The investment by KKR in Ensono includes three parts, VonDeylen said. A significant part will be to bring the entire ownership of the company to KKR from Charlesbank Capital Partners and M/C Partners, he said. It will also include a recapitalization of Ensono’s balance sheet, as well as additional capital to help Ensono with future growth, he said.

For the rest of 2021, Ensono will be focusing on three primary initiatives, VonDeylen said.

The first is adding consultative capabilities similar to what it did earlier this year with Ensono’s acquisition of Amido, a London-based cloud-native software engineering firm. “We want to be a great service provider to help solve customers’ problems,” he said. “Cloud-native development with Amido helps us fill their needs.”

The second is a focus on security, VonDeylen said. “We want to bolster our capabilities and get engaged with customers,” he said. “Security is a big opportunity, and one of our customers’ top two or three concerns. This includes compliance and auditing as well.”

The third is development of Ensono’s Envision IT infrastructure management platform, VonDeylen said. “Envision is a critical part of our ability to bring services to clients, and to make it easy for customers to interact with us,” he said.

Those investments will likely include more acquisitions to go with the four the company has made since its founding in 2015, VonDeylen said.

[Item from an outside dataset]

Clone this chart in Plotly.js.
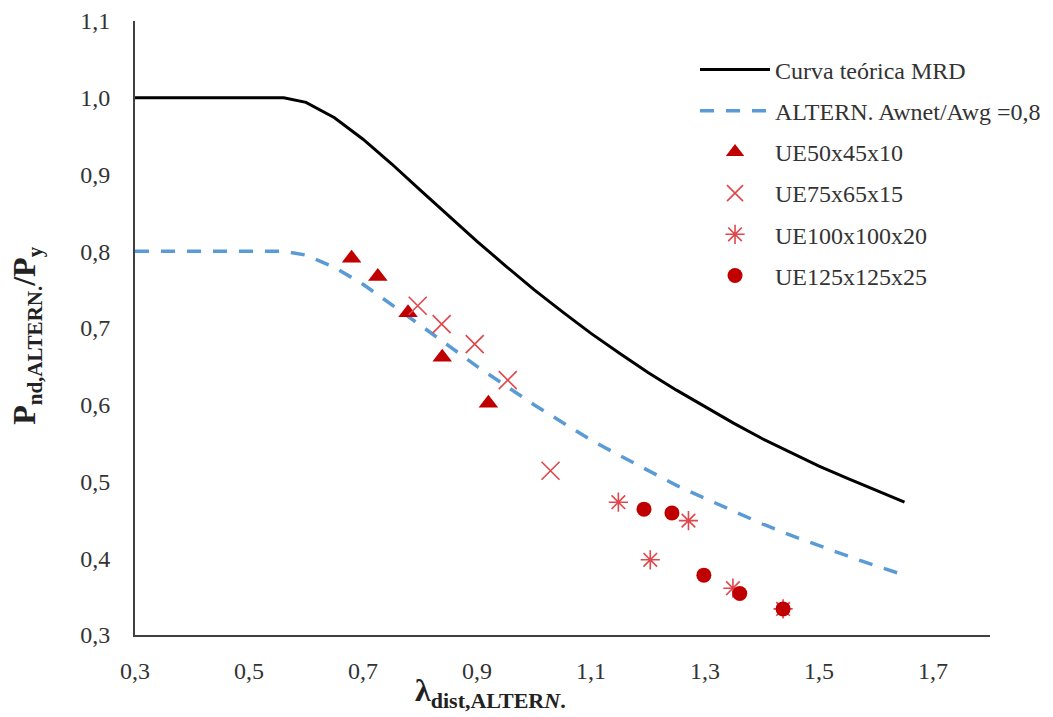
<!DOCTYPE html>
<html><head><meta charset="utf-8">
<script src="https://cdn.plot.ly/plotly-3.0.1.min.js"></script>
<style>html,body{margin:0;padding:0;background:#fff}</style>
</head><body><div id="chart" style="width:1053px;height:717px"></div>
<script>
// Theoretical curves
const curveLambda = [0.3,0.4,0.5,0.561,0.6,0.65,0.7,0.75,0.8,0.85,0.9,0.95,1.0,1.05,1.1,1.15,1.2,1.25,1.3,1.35,1.4,1.45,1.5,1.55,1.6,1.65];
const curveMRD    = [1,1,1,1,0.994,0.974,0.946,0.914,0.880,0.846,0.813,0.781,0.750,0.721,0.693,0.667,0.642,0.619,0.597,0.576,0.556,0.538,0.520,0.504,0.488,0.473];
const curveAltern = [0.8,0.8,0.8,0.8,0.795,0.779,0.757,0.731,0.704,0.677,0.650,0.625,0.600,0.577,0.554,0.534,0.514,0.495,0.478,0.461,0.445,0.430,0.416,0.403,0.390,0.378];

// Test series
const ue50x   = [0.680,0.726,0.779,0.839,0.920];
const ue50y   = [0.791,0.767,0.720,0.662,0.602];
const ue75x   = [0.796,0.838,0.896,0.954,1.029];
const ue75y   = [0.729,0.705,0.679,0.632,0.514];
const ue100x  = [1.148,1.271,1.204,1.349,1.437];
const ue100y  = [0.473,0.449,0.398,0.361,0.334];
const ue125x  = [1.193,1.242,1.298,1.361,1.437];
const ue125y  = [0.464,0.459,0.378,0.354,0.334];

const names = ['Curva teórica MRD','ALTERN. Awnet/Awg =0,8','UE50x45x10','UE75x65x15','UE100x100x20','UE125x125x25'];
const xTicks = [0.3,0.5,0.7,0.9,1.1,1.3,1.5,1.7];
const yTicks = [0.3,0.4,0.5,0.6,0.7,0.8,0.9,1.0,1.1];

const red = '#C00000', lightRed = '#E0474C';
const FONT = 'Liberation Serif';

const traces = [
  {x: curveLambda, y: curveMRD, mode:'lines', name: names[0], legendgroup:'a',
   line:{color:'#000000', width:3}},
  {x: curveLambda, y: curveAltern, mode:'lines', name: names[1], legendgroup:'b',
   line:{color:'#5B9BD5', width:3.5, dash:'14px,12px'}},
  {x: ue50x, y: ue50y, mode:'markers', name: names[2], legendgroup:'c',
   marker:{symbol:'triangle-up', size:17, color:red}},
  {x: ue75x, y: ue75y, mode:'markers', name: names[3], legendgroup:'d',
   marker:{symbol:'x-thin-open', size:18, color:lightRed, line:{color:lightRed, width:1.6}}},
  {x: ue100x, y: ue100y, mode:'markers', name: names[4], legendgroup:'e',
   marker:{symbol:'asterisk-open', size:16, color:lightRed, line:{color:lightRed, width:1.6}}},
  {x: ue125x, y: ue125y, mode:'markers', name: names[5], legendgroup:'f',
   marker:{symbol:'circle', size:15, color:red}}
];

const layout = {
  width:1053, height:717,
  margin:{l:135, r:63, t:21, b:82, pad:0, autoexpand:false},
  paper_bgcolor:'#fff', plot_bgcolor:'#fff',
  separators: ',.',
  font:{family:FONT, size:24, color:'#333'},
  showlegend:true,
  legend:{x:0.655, y:0.957, xanchor:'left', yanchor:'top', bgcolor:'rgba(0,0,0,0)',
          font:{family:FONT, size:24, color:'#333'}, traceorder:'grouped', tracegroupgap:7, itemwidth:70},
  xaxis:{range:[0.3,1.8], tickvals:xTicks, ticktext:xTicks.map(v=>v.toFixed(1).replace('.',',')),
         showgrid:false, zeroline:false, showline:true, linecolor:'#404040', linewidth:2,
         ticks:'', ticklabelstandoff:13, tickfont:{family:FONT, size:24, color:'#333'}, automargin:false},
  yaxis:{range:[0.3,1.1], tickvals:yTicks, ticktext:yTicks.map(v=>v.toFixed(1).replace('.',',')),
         showgrid:false, zeroline:false, showline:true, linecolor:'#404040', linewidth:2,
         ticks:'', ticklabelstandoff:18, tickfont:{family:FONT, size:24, color:'#333'}, automargin:false},
  annotations:[
    {xref:'paper', yref:'paper', x:0.416, y:-0.094, xanchor:'center', yanchor:'middle', showarrow:false,
     text:'<b>λ<sub><span style="font-size:22px">dist,ALTER<i>N</i>.</span></sub></b>',
     font:{family:FONT, size:32, color:'#222'}},
    {xref:'paper', yref:'paper', x:-0.127, y:0.488, xanchor:'center', yanchor:'middle', showarrow:false, textangle:-90,
     text:'<b>P<sub><span style="font-size:21px">nd,ALTERN.</span></sub>/P<sub><span style="font-size:21px">y</span></sub></b>',
     font:{family:FONT, size:32, color:'#222'}}
  ]
};

Plotly.newPlot('chart', traces, layout, {displayModeBar:false, staticPlot:true});
</script></body></html>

Ensono’s first acquisition, U.K.-based Attenda in 2016, and its 2017 acquisition of Inframon, helped Ensono expand from a U.S.-centric company to one with a global presence, VonDeylen said. More importantly, Inframon brought Ensono a Microsoft Azure practice, which has now become a key part of its business. Indeed, he said, Ensono’s U.S.-based Azure practice is now much larger than its U.K. practice.

Ensono in 2018 acquired Wipro’s data center services business in a $405-million deal that included Wipro’s mainframe-focused managed services.

“Companies like Ensono gain scale and size over time as they are successful,” he said. “But there are opportunities that require new services or capabilities which a company can either build or buy. With Amido and Inframon, we made the decision to buy. And we see large outsourcing companies or companies like Accenture are making acquisitions to enhance skills and capabilities. They find it more effective to buy capabilities rather than build them.”

KKR has a long history in investing in IT companies across a wide spectrum.

The investment firm has investments in BMC, China-based ByteDance, service management platform developer Cherwell Software, software developer Corel, cloud-based data integration platform-as-a-service provider Jitterbit, cybersecurity awareness training provider KnowBe4, codeless software development platform provider Outsystems, managed communications provider RigNet, software portfolio management specialist SoftwareONE, and telecom infrastructure services provider Telxius.

KKR also previously invested in cloud storage provider GoDaddy, ERP software developer Epicor Software, and customer experience intelligence company Calabrio.